New Generation of Subsea Turbine Foundations to Hit Market in Next 24 Months (UK)

The logistical challenge and its anticipated cost have galvanized designers, developers, and government-backed agencies to reset the thinking on subsea foundation design. But the task has by no means been easy.

“With wind turbine sizes now scaling up to 5MW and beyond, the top-head mass is virtually double that of the current mainstream sizes,” says Alan Tricklebank, author of the latest Wind Energy Update Offshore Wind Construction and Installation Report.

“A corresponding increase in the major static and dynamic loadings imposed on the underlying support structure necessitates a new type of thinking on turbine foundation design”, he adds.

It has been a considerable ask. But according to the report, a new generation of easy-to-install subsea turbine foundations designed for mass production is primed to hit the market in the next 24 months.

New designs with gravitas

According to the report the hiatus in the development of novel offshore wind foundations, following the introduction of monopile foundations, has ended. Among the host of new designs about to break out of pilot mode and into full-scale commercial development, gravity base foundations show particular promise, says the report.

The UK Concrete Centre and others have advocated concrete gravity bases for several years. However, if these are to be competitive “innovative approaches need to be applied to their design, production and installation”, says Tricklebank.

The report singles out several promising options due to hit the market by or before 2014. Among them is the Gifford-BMT – Freyssinet consortium’s pre-stressed and reinforced gravity bases, designed for mass production, and deployment in water depths up 45m. The system involves onshore preassembly of the tower and turbine onto the gravity base unit, and installation offshore as a complete structure.

The Hochtief-Costain-Arup consortium is also working on a gravity base designed for quayside manufacturing. Following a two-step assembly line, the completed unit can either be stored in the dock or towed to site by DP2 tugs (in waves heights of up to 2m, according to the simulations), positioned, and water ballasted to sink it in to position.

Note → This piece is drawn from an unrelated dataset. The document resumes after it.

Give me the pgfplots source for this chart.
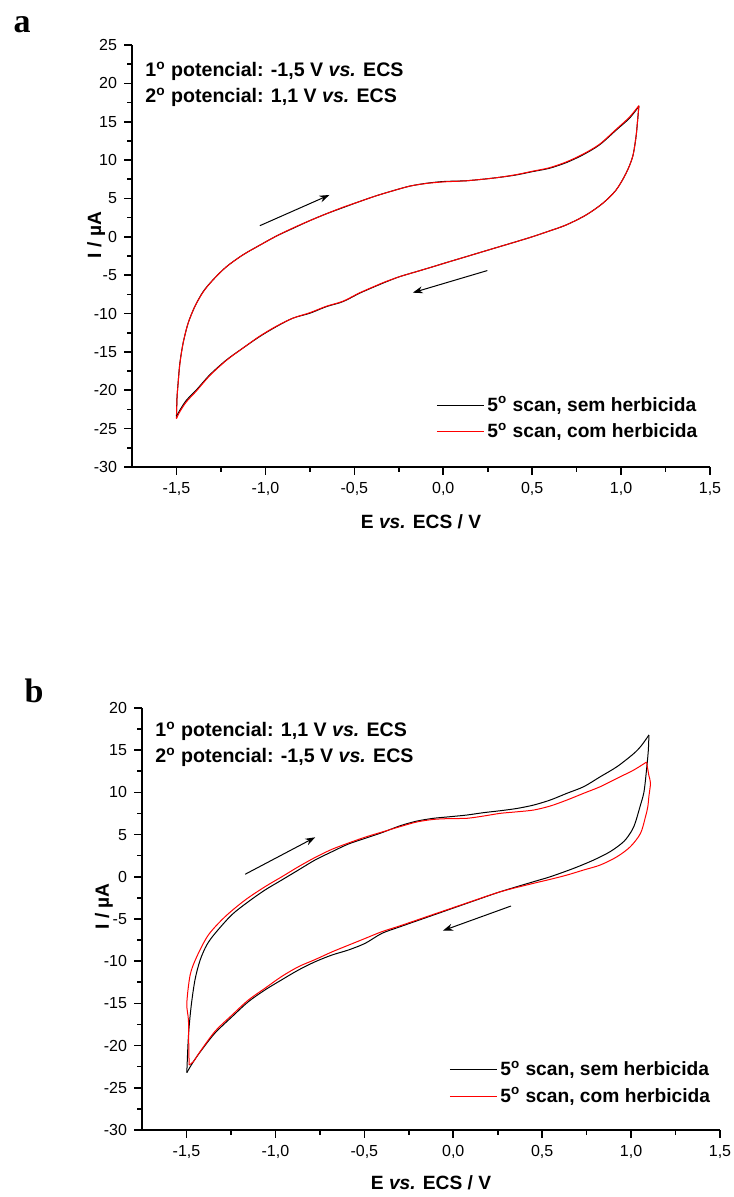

Norwegian start-up, Seatower, has developed a set of “Cranefree” foundation designs for offshore wind farms in deep water. These cover gravity base designs that are self-floating tripods and jackets. The gravity base system in particular is designed for mass–production onshore from a quayside facility.

Low risk, low cost

A winning feature of gravity base foundations is that delivery and installation of an individual foundation can be undertaken in a 1-2 day round trip. “This allows best use to be made of the forecast weather windows, permitting high rates of installation without multiple unit cargoes,” explains Tricklebank.

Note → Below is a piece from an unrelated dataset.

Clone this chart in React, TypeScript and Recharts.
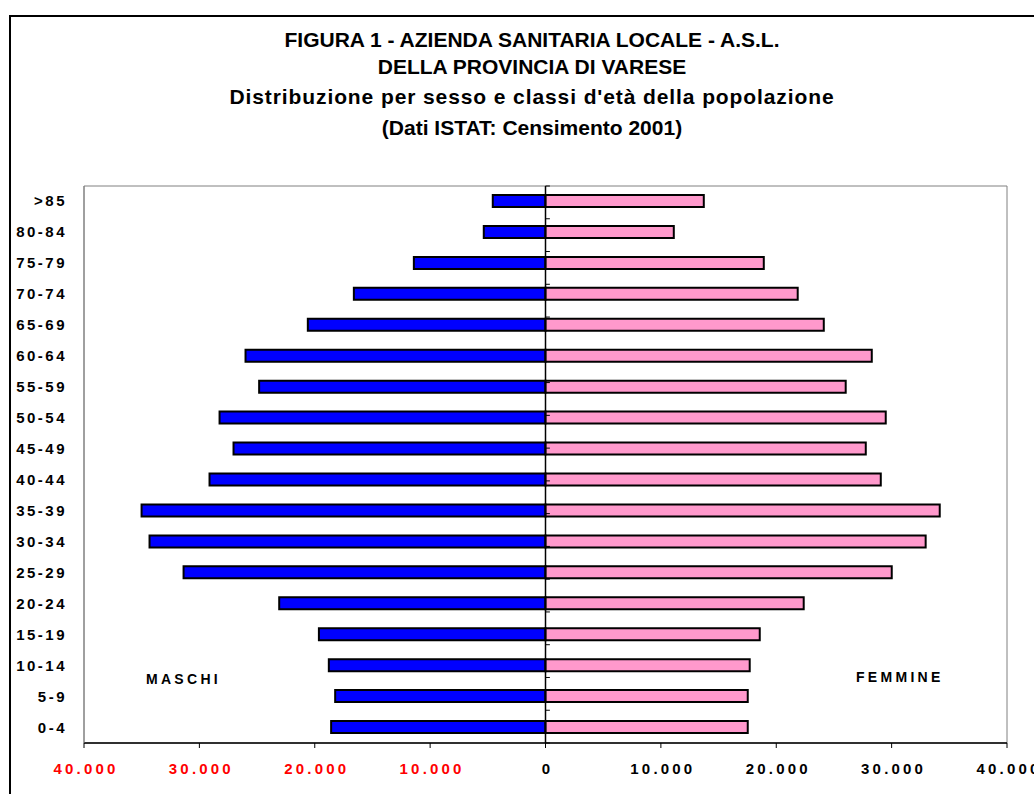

This “single shot” installation of the foundation and pre-installed turbine unit contrasts sharply with the strategy for steel foundations, where installation vessels are kept offshore, on-station for several days, with their own cargo of multiple sets of components, or a supply delivered by additional vessels.

Gravity base foundations also eliminate the negative marine impacts associated with pile driving noise; the robust structures are less sensitive to vessel impact; and they are highly durable, with the possibility of re-powering with new turbines for 2 x 20 year life cycles or more.

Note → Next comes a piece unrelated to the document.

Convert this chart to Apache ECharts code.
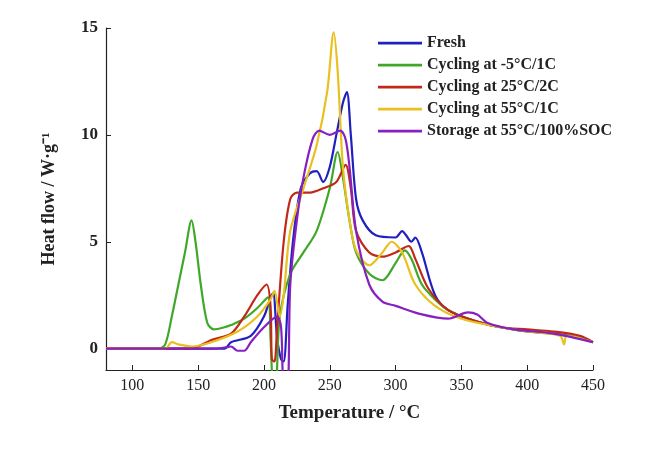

Furthermore, with an existing, large, supply chain and as a relatively abundant resource, concrete is less sensitive to price fluctuations than structural steel. According to the report, these factors could be a key determinant in persuading risk–averse developers to adopt concrete solutions.

Wind Energy Update’s Offshore Wind Construction and Installation Report provides in-depth of analysis and coverage of the full range of offshore wind foundations currently under development.

(prweb)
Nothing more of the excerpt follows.